What the task asks: Retype, word for word, the lines between the ones holding "Reproduce this chart" and "70, 80, 90];", inclusive; pictures stay out of the copy.

Data entries:
• • • • •

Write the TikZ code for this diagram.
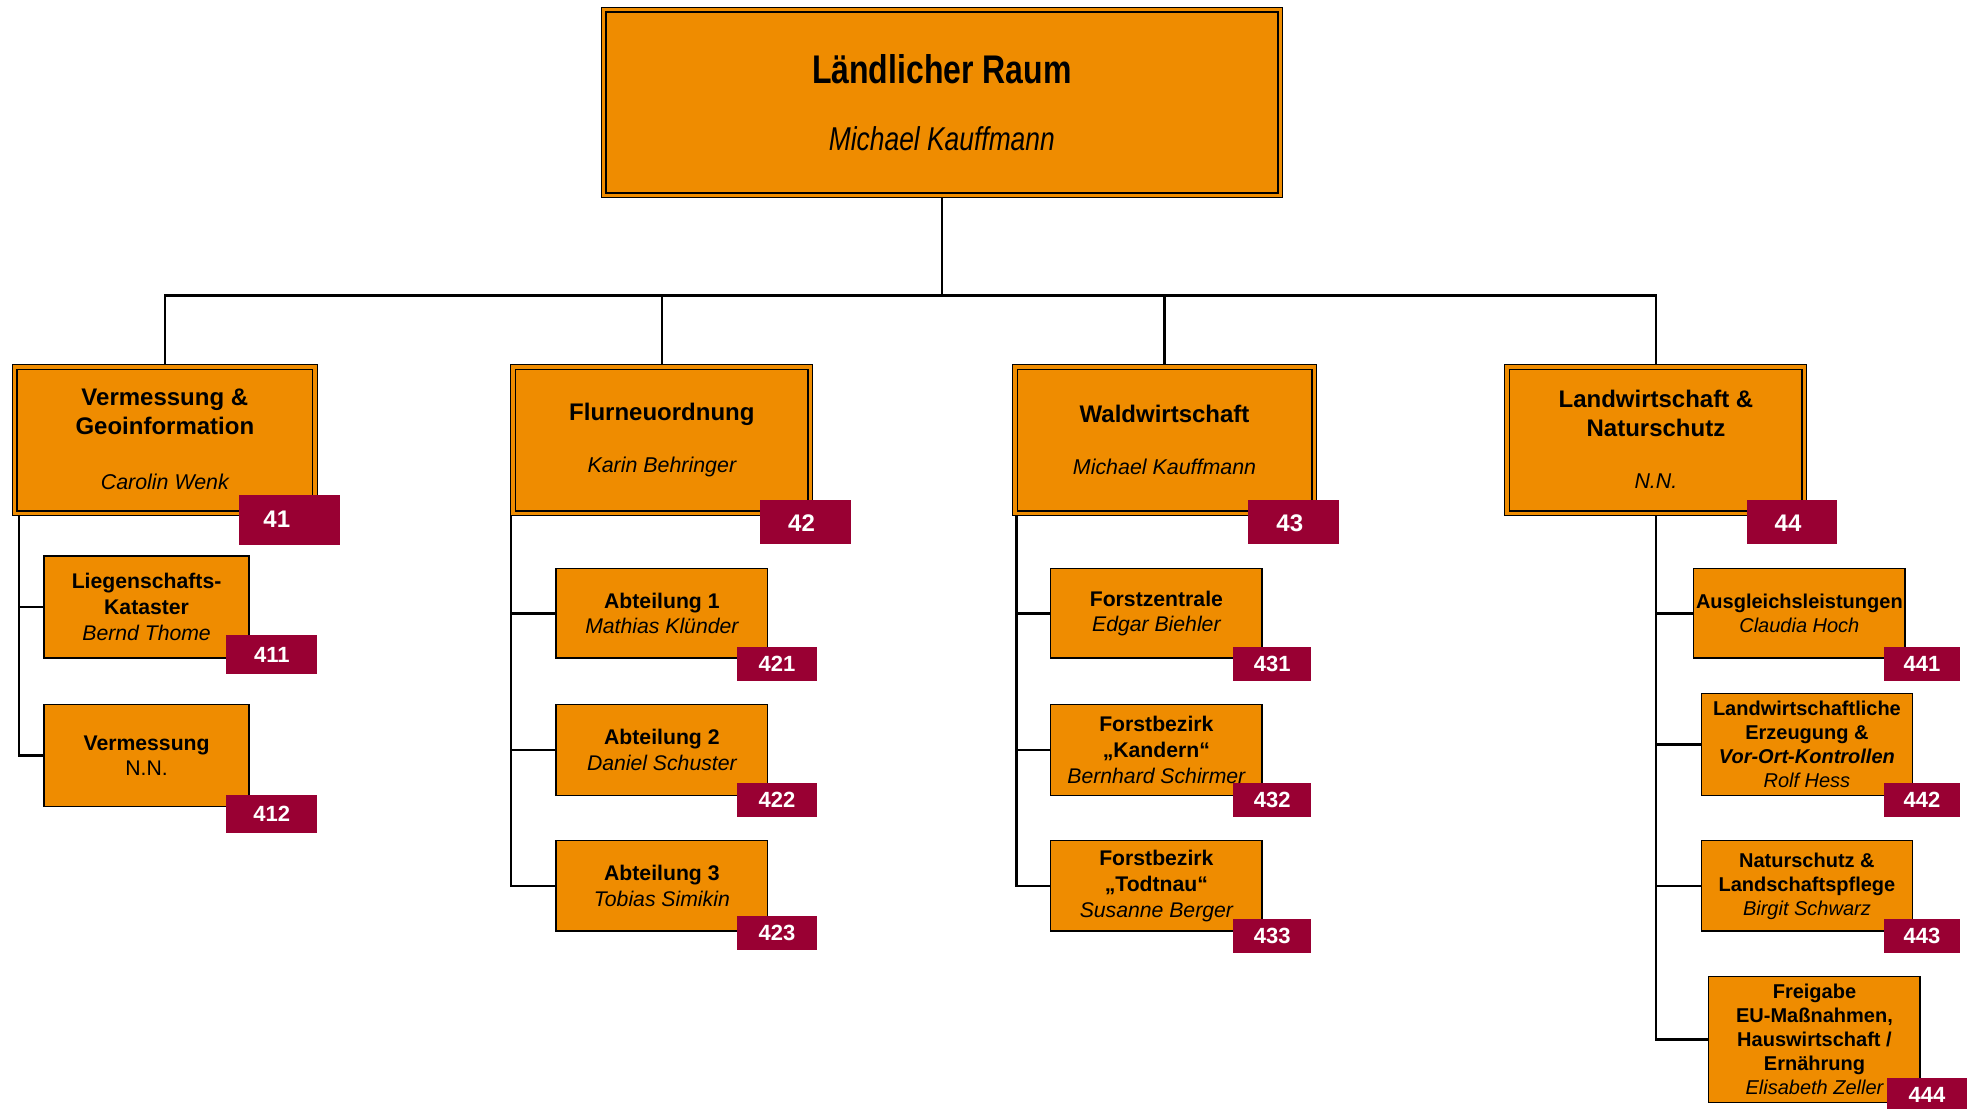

• • • • •

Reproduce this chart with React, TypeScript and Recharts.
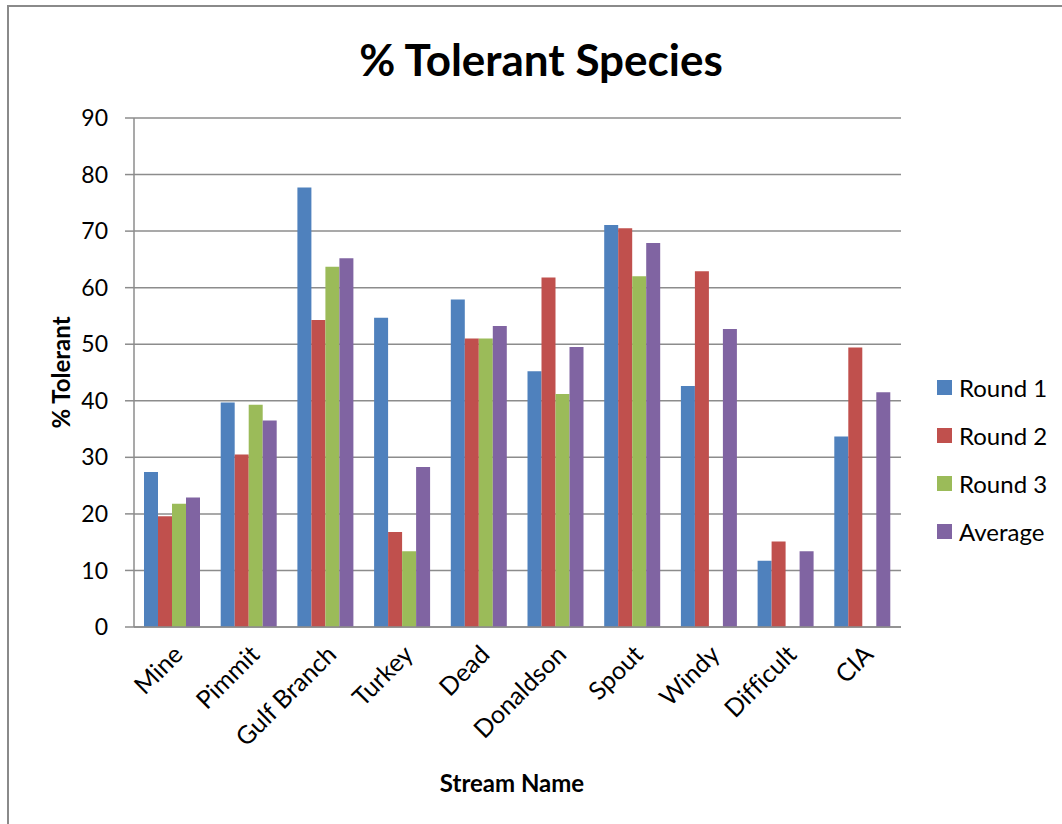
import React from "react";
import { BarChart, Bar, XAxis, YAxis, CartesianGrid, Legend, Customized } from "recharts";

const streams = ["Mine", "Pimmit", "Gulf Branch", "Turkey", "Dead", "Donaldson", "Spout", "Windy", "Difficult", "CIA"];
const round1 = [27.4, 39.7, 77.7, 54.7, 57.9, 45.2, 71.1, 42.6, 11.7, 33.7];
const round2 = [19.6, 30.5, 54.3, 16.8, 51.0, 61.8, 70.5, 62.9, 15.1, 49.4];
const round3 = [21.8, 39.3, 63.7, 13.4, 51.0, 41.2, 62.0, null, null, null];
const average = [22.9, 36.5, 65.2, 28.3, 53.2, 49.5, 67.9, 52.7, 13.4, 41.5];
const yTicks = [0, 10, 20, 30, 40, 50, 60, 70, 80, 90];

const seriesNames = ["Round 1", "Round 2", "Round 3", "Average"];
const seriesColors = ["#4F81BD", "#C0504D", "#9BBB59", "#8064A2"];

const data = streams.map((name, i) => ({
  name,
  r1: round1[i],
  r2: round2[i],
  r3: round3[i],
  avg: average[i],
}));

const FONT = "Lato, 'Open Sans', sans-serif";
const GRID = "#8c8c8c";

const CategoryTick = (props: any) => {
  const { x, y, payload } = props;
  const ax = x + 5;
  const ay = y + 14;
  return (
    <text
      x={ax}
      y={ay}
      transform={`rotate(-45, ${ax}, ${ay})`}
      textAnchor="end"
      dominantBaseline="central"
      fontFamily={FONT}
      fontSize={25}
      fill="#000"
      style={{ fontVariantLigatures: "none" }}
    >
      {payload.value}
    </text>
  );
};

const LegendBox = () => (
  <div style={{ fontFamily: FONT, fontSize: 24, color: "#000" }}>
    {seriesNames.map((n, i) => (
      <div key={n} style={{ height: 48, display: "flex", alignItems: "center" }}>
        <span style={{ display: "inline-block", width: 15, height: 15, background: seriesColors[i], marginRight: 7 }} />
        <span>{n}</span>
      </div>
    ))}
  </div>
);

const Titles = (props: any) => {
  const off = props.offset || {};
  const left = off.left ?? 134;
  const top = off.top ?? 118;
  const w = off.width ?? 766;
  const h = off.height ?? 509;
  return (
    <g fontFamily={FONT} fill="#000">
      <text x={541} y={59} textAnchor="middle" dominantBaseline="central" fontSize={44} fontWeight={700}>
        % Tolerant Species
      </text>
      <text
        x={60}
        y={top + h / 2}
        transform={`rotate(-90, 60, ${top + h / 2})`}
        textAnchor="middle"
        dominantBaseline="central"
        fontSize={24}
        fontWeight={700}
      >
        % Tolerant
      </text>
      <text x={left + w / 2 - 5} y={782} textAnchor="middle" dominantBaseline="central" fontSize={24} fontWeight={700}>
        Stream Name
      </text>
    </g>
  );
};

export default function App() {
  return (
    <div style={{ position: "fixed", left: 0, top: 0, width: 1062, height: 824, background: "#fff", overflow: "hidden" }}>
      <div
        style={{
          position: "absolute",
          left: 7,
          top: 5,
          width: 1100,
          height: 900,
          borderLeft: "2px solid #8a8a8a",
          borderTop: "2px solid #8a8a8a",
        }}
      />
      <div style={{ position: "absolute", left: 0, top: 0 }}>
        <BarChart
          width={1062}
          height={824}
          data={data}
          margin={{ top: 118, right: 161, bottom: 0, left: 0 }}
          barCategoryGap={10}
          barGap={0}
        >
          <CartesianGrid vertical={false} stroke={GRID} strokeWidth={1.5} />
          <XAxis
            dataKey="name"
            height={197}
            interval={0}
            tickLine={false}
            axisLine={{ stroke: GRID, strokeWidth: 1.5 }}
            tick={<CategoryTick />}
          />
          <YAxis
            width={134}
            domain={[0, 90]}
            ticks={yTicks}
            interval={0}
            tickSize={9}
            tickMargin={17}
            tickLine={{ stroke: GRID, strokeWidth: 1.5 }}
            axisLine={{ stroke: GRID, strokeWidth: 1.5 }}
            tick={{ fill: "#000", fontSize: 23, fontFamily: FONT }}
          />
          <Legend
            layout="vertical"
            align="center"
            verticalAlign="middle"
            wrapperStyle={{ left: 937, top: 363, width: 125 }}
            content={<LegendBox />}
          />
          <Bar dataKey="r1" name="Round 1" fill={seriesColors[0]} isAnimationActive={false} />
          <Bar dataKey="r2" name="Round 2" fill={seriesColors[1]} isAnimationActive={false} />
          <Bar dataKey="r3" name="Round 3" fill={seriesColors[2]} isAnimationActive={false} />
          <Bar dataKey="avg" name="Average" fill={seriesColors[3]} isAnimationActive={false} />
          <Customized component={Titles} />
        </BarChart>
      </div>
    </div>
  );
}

• • • • •

Solution to this problem:
Reproduce this chart with React, TypeScript and Recharts.
import React from "react";
import { BarChart, Bar, XAxis, YAxis, CartesianGrid, Legend, Customized } from "recharts";

const streams = ["Mine", "Pimmit", "Gulf Branch", "Turkey", "Dead", "Donaldson", "Spout", "Windy", "Difficult", "CIA"];
const round1 = [27.4, 39.7, 77.7, 54.7, 57.9, 45.2, 71.1, 42.6, 11.7, 33.7];
const round2 = [19.6, 30.5, 54.3, 16.8, 51.0, 61.8, 70.5, 62.9, 15.1, 49.4];
const round3 = [21.8, 39.3, 63.7, 13.4, 51.0, 41.2, 62.0, null, null, null];
const average = [22.9, 36.5, 65.2, 28.3, 53.2, 49.5, 67.9, 52.7, 13.4, 41.5];
const yTicks = [0, 10, 20, 30, 40, 50, 60, 70, 80, 90];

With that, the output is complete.